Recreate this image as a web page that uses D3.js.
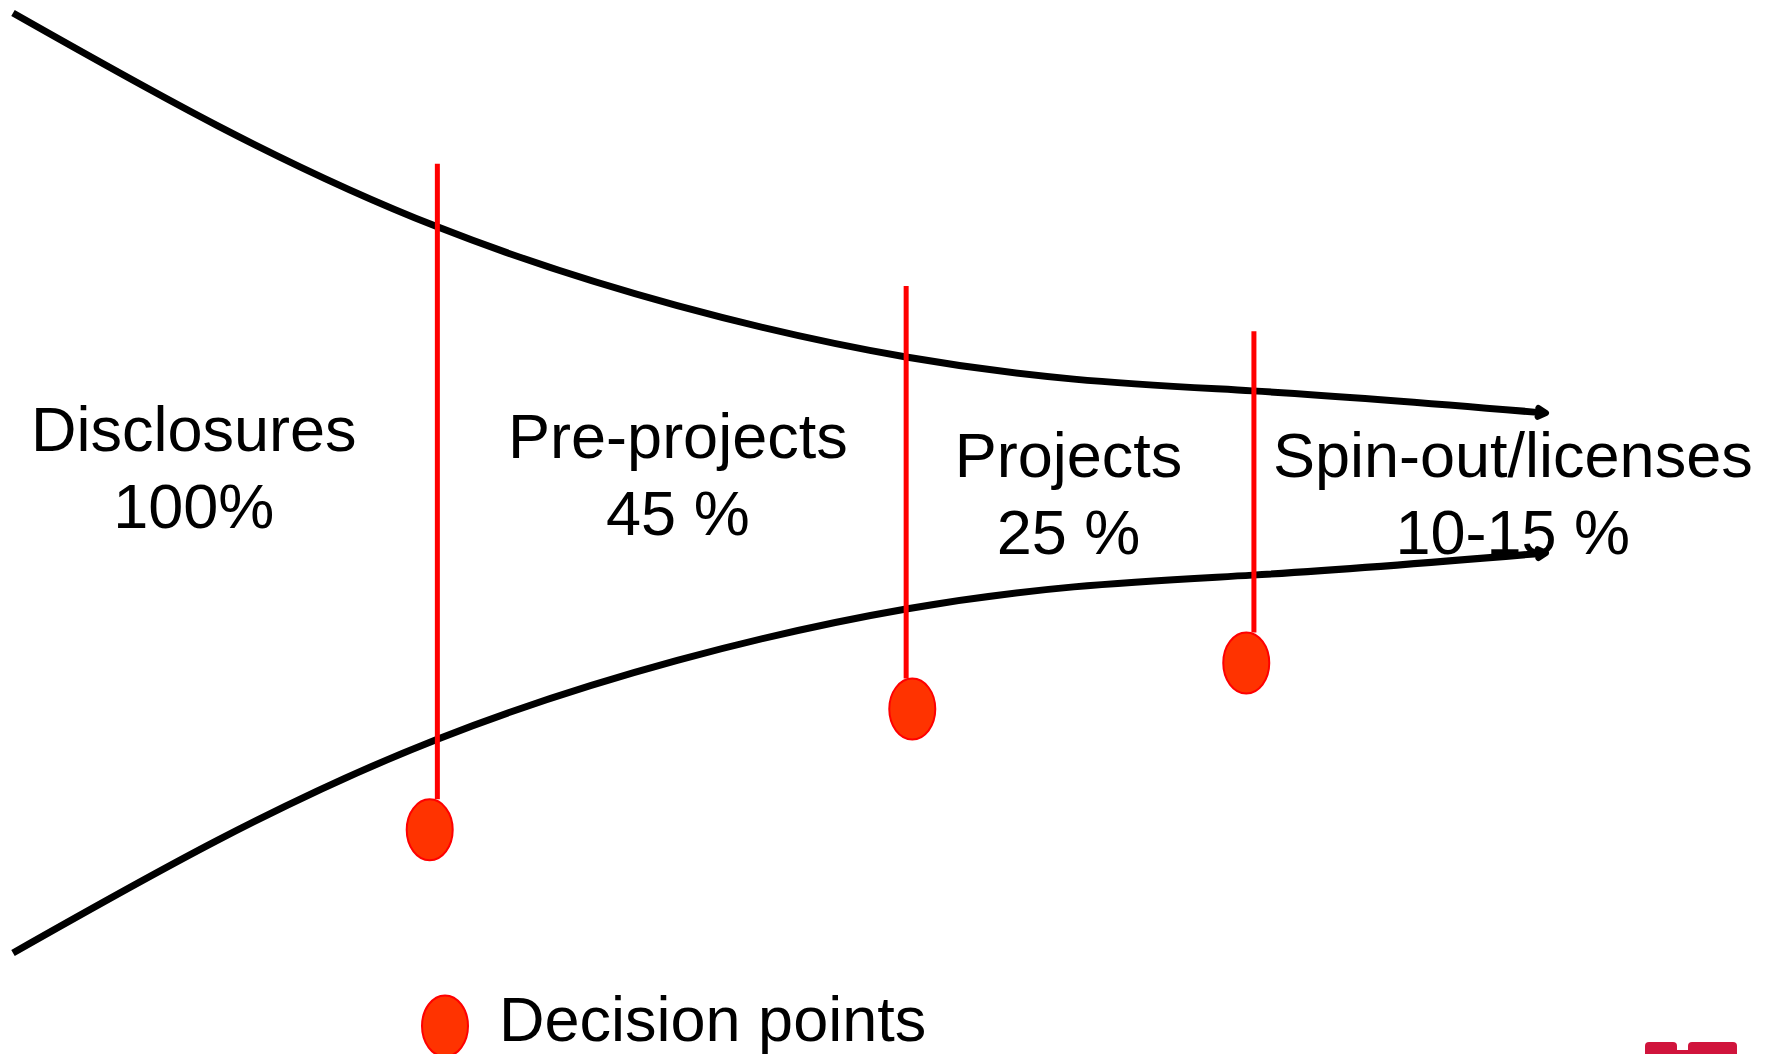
<!DOCTYPE html>
<html>
<head>
<meta charset="utf-8">
<script src="https://cdn.jsdelivr.net/npm/d3@7"></script>
<style>
  html, body { margin: 0; padding: 0; background: #fff; }
  svg { display: block; }
</style>
</head>
<body>
<div id="chart"></div>
<script>
// funnel outline: position along the process (0-100) and
// half opening as percent of the starting opening
var funnelPos  = [0, 27.7, 58.3, 80.9, 100];
var funnelOpen = [100, 54.5, 26.8, 19.6, 14.9];

// stages
var stageNames  = ["Disclosures", "Pre-projects", "Projects", "Spin-out/licenses"];
var stageShares = ["100%", "45 %", "25 %", "10-15 %"];
var stagePos    = [11.8, 43.4, 68.9, 97.9];
var stageLevel  = [6.8, 5.3, 1.3, 1.3];

// decision points (gates)
var gatePos    = [27.7, 58.3, 81.0];
var gateTop    = [67.9, 41.9, 32.3];
var gateDotPos = [27.2, 58.7, 80.5];
var gateDotLvl = [-73.8, -48.1, -38.3];

var legendLabel = "Decision points";

var WIDTH = 1778, HEIGHT = 1054;
var FONT = "'Liberation Sans', Arial, Helvetica, sans-serif";
var DOT_RX = 23, DOT_RY = 30.5;

var svg = d3.select("#chart").append("svg")
    .attr("width", WIDTH)
    .attr("height", HEIGHT);

var x = d3.scaleLinear().domain([0, 100]).range([13, 1545]);
var y = d3.scaleLinear().domain([-100, 100]).range([953, 13]);

// arrow head
svg.append("defs").append("marker")
    .attr("id", "arrow")
    .attr("viewBox", "-14 -10 20 20")
    .attr("markerUnits", "userSpaceOnUse")
    .attr("markerWidth", 20)
    .attr("markerHeight", 20)
    .attr("refX", 0)
    .attr("refY", 0)
    .attr("orient", "auto")
  .append("path")
    .attr("d", "M-7,-4.5 L1,0 L-7,4.5")
    .attr("fill", "none")
    .attr("stroke", "#000")
    .attr("stroke-width", 6)
    .attr("stroke-linecap", "round")
    .attr("stroke-linejoin", "round");

var pts = funnelPos.map(function(p, i) { return [p, funnelOpen[i]]; });

var upper = d3.line()
    .x(function(d) { return x(d[0]); })
    .y(function(d) { return y(d[1]); })
    .curve(d3.curveNatural);
var lower = d3.line()
    .x(function(d) { return x(d[0]); })
    .y(function(d) { return y(-d[1]); })
    .curve(d3.curveNatural);

[upper, lower].forEach(function(gen) {
    svg.append("path")
        .attr("d", gen(pts))
        .attr("fill", "none")
        .attr("stroke", "#000")
        .attr("stroke-width", 7)
        .attr("marker-end", "url(#arrow)");
});

// gate lines and dots
gatePos.forEach(function(p, i) {
    var dotY = y(gateDotLvl[i]);
    svg.append("line")
        .attr("x1", x(p)).attr("x2", x(p))
        .attr("y1", y(gateTop[i]))
        .attr("y2", dotY - DOT_RY)
        .attr("stroke", "#ff0000")
        .attr("stroke-width", 5);
    svg.append("ellipse")
        .attr("cx", x(gateDotPos[i]))
        .attr("cy", dotY)
        .attr("rx", DOT_RX)
        .attr("ry", DOT_RY)
        .attr("fill", "#ff3300")
        .attr("stroke", "#ff0000")
        .attr("stroke-width", 2);
});

// stage labels
stageNames.forEach(function(name, i) {
    var t = svg.append("text")
        .attr("x", x(stagePos[i]))
        .attr("y", y(stageLevel[i]))
        .attr("text-anchor", "middle")
        .attr("font-family", FONT)
        .attr("font-size", 63)
        .attr("fill", "#000");
    t.append("tspan").attr("x", x(stagePos[i])).text(name);
    t.append("tspan").attr("x", x(stagePos[i])).attr("dy", 77).text(stageShares[i]);
});

// legend
svg.append("ellipse")
    .attr("cx", 445).attr("cy", 1026)
    .attr("rx", DOT_RX).attr("ry", DOT_RY)
    .attr("fill", "#ff3300")
    .attr("stroke", "#ff0000")
    .attr("stroke-width", 2);
svg.append("text")
    .attr("x", 499).attr("y", 1041)
    .attr("font-family", FONT)
    .attr("font-size", 63)
    .attr("fill", "#000")
    .text(legendLabel);

// logo fragment in the corner
var logo = svg.append("g").attr("fill", "#d0143c");
logo.append("rect").attr("x", 1645).attr("y", 1042).attr("width", 32).attr("height", 30).attr("rx", 4);
logo.append("rect").attr("x", 1688).attr("y", 1042).attr("width", 49).attr("height", 30).attr("rx", 4);
logo.append("rect").attr("x", 1670).attr("y", 1050).attr("width", 24).attr("height", 20);
</script>
</body>
</html>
= = =
Omit the pictures and give the material again, exactly and in full.

RESULT.
Recreate this image as a web page that uses D3.js.
<!DOCTYPE html>
<html>
<head>
<meta charset="utf-8">
<script src="https://cdn.jsdelivr.net/npm/d3@7"></script>
<style>
  html, body { margin: 0; padding: 0; background: #fff; }
  svg { display: block; }
</style>
</head>
<body>
<div id="chart"></div>
<script>
// funnel outline: position along the process (0-100) and
// half opening as percent of the starting opening
var funnelPos  = [0, 27.7, 58.3, 80.9, 100];
var funnelOpen = [100, 54.5, 26.8, 19.6, 14.9];

// stages
var stageNames  = ["Disclosures", "Pre-projects", "Projects", "Spin-out/licenses"];
var stageShares = ["100%", "45 %", "25 %", "10-15 %"];
var stagePos    = [11.8, 43.4, 68.9, 97.9];
var stageLevel  = [6.8, 5.3, 1.3, 1.3];

// decision points (gates)
var gatePos    = [27.7, 58.3, 81.0];
var gateTop    = [67.9, 41.9, 32.3];
var gateDotPos = [27.2, 58.7, 80.5];
var gateDotLvl = [-73.8, -48.1, -38.3];

var legendLabel = "Decision points";

var WIDTH = 1778, HEIGHT = 1054;
var FONT = "'Liberation Sans', Arial, Helvetica, sans-serif";
var DOT_RX = 23, DOT_RY = 30.5;

var svg = d3.select("#chart").append("svg")
    .attr("width", WIDTH)
    .attr("height", HEIGHT);

var x = d3.scaleLinear().domain([0, 100]).range([13, 1545]);
var y = d3.scaleLinear().domain([-100, 100]).range([953, 13]);

// arrow head
svg.append("defs").append("marker")
    .attr("id", "arrow")
    .attr("viewBox", "-14 -10 20 20")
    .attr("markerUnits", "userSpaceOnUse")
    .attr("markerWidth", 20)
    .attr("markerHeight", 20)
    .attr("refX", 0)
    .attr("refY", 0)
    .attr("orient", "auto")
  .append("path")
    .attr("d", "M-7,-4.5 L1,0 L-7,4.5")
    .attr("fill", "none")
    .attr("stroke", "#000")
    .attr("stroke-width", 6)
    .attr("stroke-linecap", "round")
    .attr("stroke-linejoin", "round");

var pts = funnelPos.map(function(p, i) { return [p, funnelOpen[i]]; });

var upper = d3.line()
    .x(function(d) { return x(d[0]); })
    .y(function(d) { return y(d[1]); })
    .curve(d3.curveNatural);
var lower = d3.line()
    .x(function(d) { return x(d[0]); })
    .y(function(d) { return y(-d[1]); })
    .curve(d3.curveNatural);

[upper, lower].forEach(function(gen) {
    svg.append("path")
        .attr("d", gen(pts))
        .attr("fill", "none")
        .attr("stroke", "#000")
        .attr("stroke-width", 7)
        .attr("marker-end", "url(#arrow)");
});

// gate lines and dots
gatePos.forEach(function(p, i) {
    var dotY = y(gateDotLvl[i]);
    svg.append("line")
        .attr("x1", x(p)).attr("x2", x(p))
        .attr("y1", y(gateTop[i]))
        .attr("y2", dotY - DOT_RY)
        .attr("stroke", "#ff0000")
        .attr("stroke-width", 5);
    svg.append("ellipse")
        .attr("cx", x(gateDotPos[i]))
        .attr("cy", dotY)
        .attr("rx", DOT_RX)
        .attr("ry", DOT_RY)
        .attr("fill", "#ff3300")
        .attr("stroke", "#ff0000")
        .attr("stroke-width", 2);
});

// stage labels
stageNames.forEach(function(name, i) {
    var t = svg.append("text")
        .attr("x", x(stagePos[i]))
        .attr("y", y(stageLevel[i]))
        .attr("text-anchor", "middle")
        .attr("font-family", FONT)
        .attr("font-size", 63)
        .attr("fill", "#000");
    t.append("tspan").attr("x", x(stagePos[i])).text(name);
    t.append("tspan").attr("x", x(stagePos[i])).attr("dy", 77).text(stageShares[i]);
});

// legend
svg.append("ellipse")
    .attr("cx", 445).attr("cy", 1026)
    .attr("rx", DOT_RX).attr("ry", DOT_RY)
    .attr("fill", "#ff3300")
    .attr("stroke", "#ff0000")
    .attr("stroke-width", 2);
svg.append("text")
    .attr("x", 499).attr("y", 1041)
    .attr("font-family", FONT)
    .attr("font-size", 63)
    .attr("fill", "#000")
    .text(legendLabel);

// logo fragment in the corner
var logo = svg.append("g").attr("fill", "#d0143c");
logo.append("rect").attr("x", 1645).attr("y", 1042).attr("width", 32).attr("height", 30).attr("rx", 4);
logo.append("rect").attr("x", 1688).attr("y", 1042).attr("width", 49).attr("height", 30).attr("rx", 4);
logo.append("rect").attr("x", 1670).attr("y", 1050).attr("width", 24).attr("height", 20);
</script>
</body>
</html>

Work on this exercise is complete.